The stars they are modeling are "Strange Stars."

  • The Analogy: Normal stars are made of atoms (protons and neutrons). Imagine smashing those atoms so hard that they turn into a giant soup of their smallest parts: quarks.
  • The Bag Model: The authors use a theory called the "MIT Bag Model." Imagine the quarks are trapped inside a rubber bag. The pressure of the bag pushing in balances the pressure of the quarks pushing out. This "bag" is what holds the star together.

4. The Experiment: Testing the Recipe

The authors plugged their "dented" and "rippled" equations into a computer to see what happens. They tested their recipe against real-life data from four famous, heavy pulsars (PSR J0740+6620, PSR J1810+1744, etc.).

What they found:

  • The "Heavy" Lift: By adding their tiny geometric "dent" (β\beta), the star could support more weight. It's like adding a hidden steel rod inside a wooden beam; the beam can now hold a heavier load without breaking.
  • The Sweet Spot: They found that with just the right amount of "denting" and "rippling," their model perfectly predicts the size and weight of these heavy pulsars.
  • The Size: These stars are surprisingly small (about the size of a city, 12 km wide) but incredibly heavy (2 times the Sun's mass).

5. Safety Checks: Will the Star Explode?

Before publishing, they had to make sure their new star recipe was safe. They ran three safety tests:

  1. The Speed Limit (Causality): They checked if sound waves inside the star would travel faster than light. (Spoiler: They didn't. The star obeys the universal speed limit).
  2. The Stability Test: They checked if the star would wobble apart. They found that the "ripples" (Ψ\Psi) actually help the star stay stable, acting like a shock absorber.
  3. The Pressure Check: They made sure the pressure inside was always pushing out, not collapsing inward.

6. The Big Picture: Why Does This Matter?

This paper suggests that the universe might be a bit more flexible than we thought.

  • The "Mass Gap": There is a mysterious gap in the universe between the heaviest neutron stars and the lightest black holes. Nothing seems to exist in that middle zone.
  • The Discovery: This model shows that with the right internal "tweaks" (anisotropy and geometric deformation), a star can exist in that heavy zone without turning into a black hole. It bridges the gap between the known and the unknown.

Summary

Think of this paper as a cosmic engineering report.

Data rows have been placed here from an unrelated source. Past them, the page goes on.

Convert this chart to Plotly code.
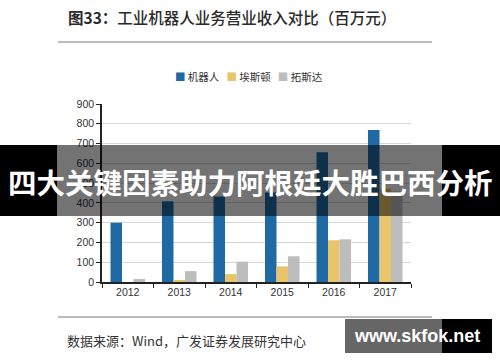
import plotly.graph_objects as go

years = ["2012", "2013", "2014", "2015", "2016", "2017"]
series_names = ["机器人", "埃斯顿", "拓斯达"]
robot = [300, 408, 432, 452, 656, 768]
estun = [0, 10, 40, 79, 211, 472]
topstar = [15, 55, 103, 130, 216, 458]
colors = ["#1f6aa5", "#e8c46a", "#bdbdbd"]
y_ticks = [0, 100, 200, 300, 400, 500, 600, 700, 800, 900]

title_text = "<b>图33：</b>工业机器人业务营业收入对比（百万元）"
source_text = "数据来源：Wind，广发证券发展研究中心"
banner_text = "四大关键因素助力阿根廷大胜巴西分析"
watermark_text = "www.skfok.net"

W, H = 500, 362
L, R, T, B = 102, 411, 104, 282


def px(x):
    return (x - L) / (R - L)


def py(y):
    return (B - y) / (B - T)


fig = go.Figure()
for name, vals, col in zip(series_names, [robot, estun, topstar], colors):
    fig.add_trace(go.Bar(x=years, y=vals, name=name, marker=dict(color=col, line=dict(width=0)),
                         showlegend=False))

cjk = "Noto Sans CJK SC"
fig.update_layout(
    width=W, height=H,
    margin=dict(l=L, r=W - R, t=T, b=H - B, pad=0),
    paper_bgcolor="white", plot_bgcolor="white",
    barmode="group", bargap=0.33, bargroupgap=0,
    font=dict(family="Liberation Sans, Arial", size=10, color="#333"),
)
fig.update_xaxes(type="category", showline=True, linecolor="#222", linewidth=1.5,
                 ticks="outside", tickson="boundaries", ticklen=4, tickcolor="#222",
                 tickfont=dict(size=10.5, color="#333"), showgrid=False)
fig.update_yaxes(range=[0, 900], tickvals=y_ticks, showline=True, linecolor="#222", linewidth=1.5,
                 ticks="outside", ticklen=4, tickcolor="#222", gridcolor="#d6d6d6", gridwidth=1,
                 tickfont=dict(size=10.5, color="#333"), zeroline=False)

shapes = []
# rules above and below the chart
for yy in (42, 317):
    shapes.append(dict(type="line", xref="paper", yref="paper", x0=px(58), x1=px(432), y0=py(yy), y1=py(yy),
                       line=dict(color="#777", width=1)))
# banner
shapes.append(dict(type="rect", xref="paper", yref="paper", x0=px(0), x1=px(57), y0=py(216), y1=py(145),
                   fillcolor="black", line=dict(width=0), layer="above"))
shapes.append(dict(type="rect", xref="paper", yref="paper", x0=px(57), x1=px(442), y0=py(216), y1=py(145),
                   fillcolor="rgba(0,0,0,0.55)", line=dict(width=0), layer="above"))
shapes.append(dict(type="rect", xref="paper", yref="paper", x0=px(442), x1=px(500), y0=py(216), y1=py(145),
                   fillcolor="black", line=dict(width=0), layer="above"))
# watermark box
shapes.append(dict(type="rect", xref="paper", yref="paper", x0=px(345), x1=px(442), y0=py(353), y1=py(319),
                   fillcolor="rgba(0,0,0,0.6)", line=dict(width=0), layer="above"))
shapes.append(dict(type="rect", xref="paper", yref="paper", x0=px(442), x1=px(492), y0=py(353), y1=py(319),
                   fillcolor="black", line=dict(width=0), layer="above"))
fig.update_layout(shapes=shapes)

legend_html = "   ".join(
    f"<span style='color:{c}'>■</span><span style='color:#333'> {n}</span>" for n, c in zip(series_names, colors)
)

annotations = [
    dict(text=title_text, xref="paper", yref="paper", x=px(66), y=py(17), xanchor="left", yanchor="middle",
         showarrow=False, font=dict(family=cjk, size=15.5, color="#2a2a2a", weight=500)),
    dict(text=legend_html, xref="paper", yref="paper", x=px(249), y=py(76), xanchor="center", yanchor="middle",
         showarrow=False, font=dict(family=cjk, size=10.5, color="#333")),
    dict(text=source_text, xref="paper", yref="paper", x=px(65), y=py(340), xanchor="left", yanchor="middle",
         showarrow=False, font=dict(family=cjk, size=13, color="#333")),
    dict(text=f"<b>{banner_text}</b>", xref="paper", yref="paper", x=px(250), y=py(181), xanchor="center",
         yanchor="middle", showarrow=False, font=dict(family=cjk, size=28.5, color="white")),
    dict(text=f"<b>{watermark_text}</b>", xref="paper", yref="paper", x=px(417), y=py(336), xanchor="center",
         yanchor="middle", showarrow=False, font=dict(family="Liberation Sans, Arial", size=18, color="white")),
]
fig.update_layout(annotations=annotations)

fig.write_html("out.html", config={"displayModeBar": False},
               post_script="document.body.style.margin='0';document.body.style.padding='0';")
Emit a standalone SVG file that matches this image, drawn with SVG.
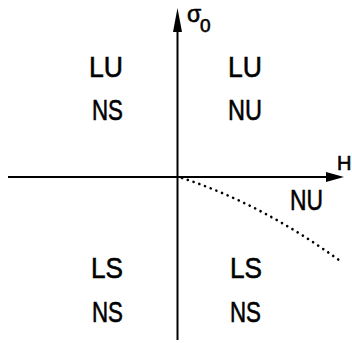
<svg xmlns="http://www.w3.org/2000/svg" width="352" height="343" viewBox="0 0 352 343">
<style>
.lbl{font-family:"Liberation Sans",Arial,sans-serif;font-size:30px;fill:#000;stroke:#000;stroke-width:0.6}
.ax{stroke:#000;stroke-width:2;fill:none}
.sym{font-family:"Liberation Sans",Arial,sans-serif;fill:#000;stroke:#000;stroke-width:0.6}
</style>
<rect width="352" height="343" fill="#fff"/>
<g id="connectors">
<line class="ax" x1="177.5" y1="340" x2="177.5" y2="26"/>
<polygon points="177.5,8 173,32 182,32" fill="#000"/>
<line class="ax" x1="8" y1="177" x2="330" y2="177"/>
<polygon points="344,177 326,172 326,182" fill="#000"/>
<path d="M182,178 Q262.5,204 343,263" fill="none" stroke="#000" stroke-width="2.6" stroke-dasharray="0.1 6" stroke-linecap="round"/>
</g>
<g id="axis-labels">
<text class="sym" x="187" y="22" font-size="23">σ</text>
<text class="sym" x="200" y="32" font-size="19">0</text>
<text class="sym" x="337" y="170" font-size="20">H</text>
</g>
<g id="q2"><text class="lbl" x="89" y="77" textLength="34" lengthAdjust="spacingAndGlyphs">LU</text><text class="lbl" x="92" y="120" textLength="31" lengthAdjust="spacingAndGlyphs">NS</text></g>
<g id="q1"><text class="lbl" x="228" y="77" textLength="34" lengthAdjust="spacingAndGlyphs">LU</text><text class="lbl" x="228" y="120" textLength="34" lengthAdjust="spacingAndGlyphs">NU</text></g>
<g id="q4a"><text class="lbl" x="290" y="210" textLength="33" lengthAdjust="spacingAndGlyphs">NU</text></g>
<g id="q3"><text class="lbl" x="91" y="278" textLength="32" lengthAdjust="spacingAndGlyphs">LS</text><text class="lbl" x="92" y="322" textLength="31" lengthAdjust="spacingAndGlyphs">NS</text></g>
<g id="q4"><text class="lbl" x="230" y="278" textLength="32" lengthAdjust="spacingAndGlyphs">LS</text><text class="lbl" x="230" y="322" textLength="31" lengthAdjust="spacingAndGlyphs">NS</text></g>
</svg>
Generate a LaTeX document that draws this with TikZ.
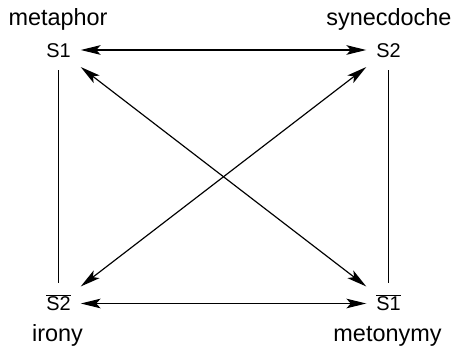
\documentclass[tikz,border=0pt]{standalone}
\usepackage{fontspec}
\setmainfont{Liberation Sans}
\usetikzlibrary{arrows.meta, positioning}

\begin{document}
\begin{tikzpicture}[x=0.03cm, y=-0.03cm,
  sym/.style={font=\fontsize{17}{20}\selectfont, text height=0.43cm, text depth=0pt, minimum width=1.32cm, minimum height=1.2cm, inner sep=0pt},
  lbl/.style={font=\fontsize{20}{24}\selectfont, anchor=base, inner sep=0pt},
  arr/.style={{Stealth[length=6mm, width=2.9mm, inset=1.4mm]}-{Stealth[length=6mm, width=2.9mm, inset=1.4mm]}, line width=1pt},
  ln/.style={line width=1pt}
]
\useasboundingbox (0,0) rectangle (454,347);
\node[sym] (s1) at (58.5,50) {S1};
\node[sym] (s2) at (388.5,50) {S2};
\node[sym] (ns2) at (58.5,303.5) {$\overline{\mbox{S2}}$};
\node[sym] (ns1) at (388.5,303.5) {$\overline{\mbox{S1}}$};
\node[lbl] (metaphor) at (58,26) {metaphor};
\node[lbl] (synecdoche) at (389,26) {synecdoche};
\node[lbl] (irony) at (57.5,341) {irony};
\node[lbl] (metonymy) at (387.5,341) {metonymy};
\draw[arr] (s1) -- (s2);
\draw[arr] (ns2) -- (ns1);
\draw[arr] (s1) -- (ns1);
\draw[arr] (s2) -- (ns2);
\draw[ln] (s1) -- (ns2);
\draw[ln] (s2) -- (ns1);
\end{tikzpicture}
\end{document}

The authors took a standard blueprint for a dead star, added a tiny, controlled "dent" and a "ripple" to the design, and proved that this modified star can hold up under extreme pressure.

They showed that small changes in the geometry of space can explain why some of the universe's heaviest objects exist without collapsing. It's a reminder that even in the most extreme environments, a little bit of "wiggle room" (anisotropy) can make all the difference between a stable star and a black hole.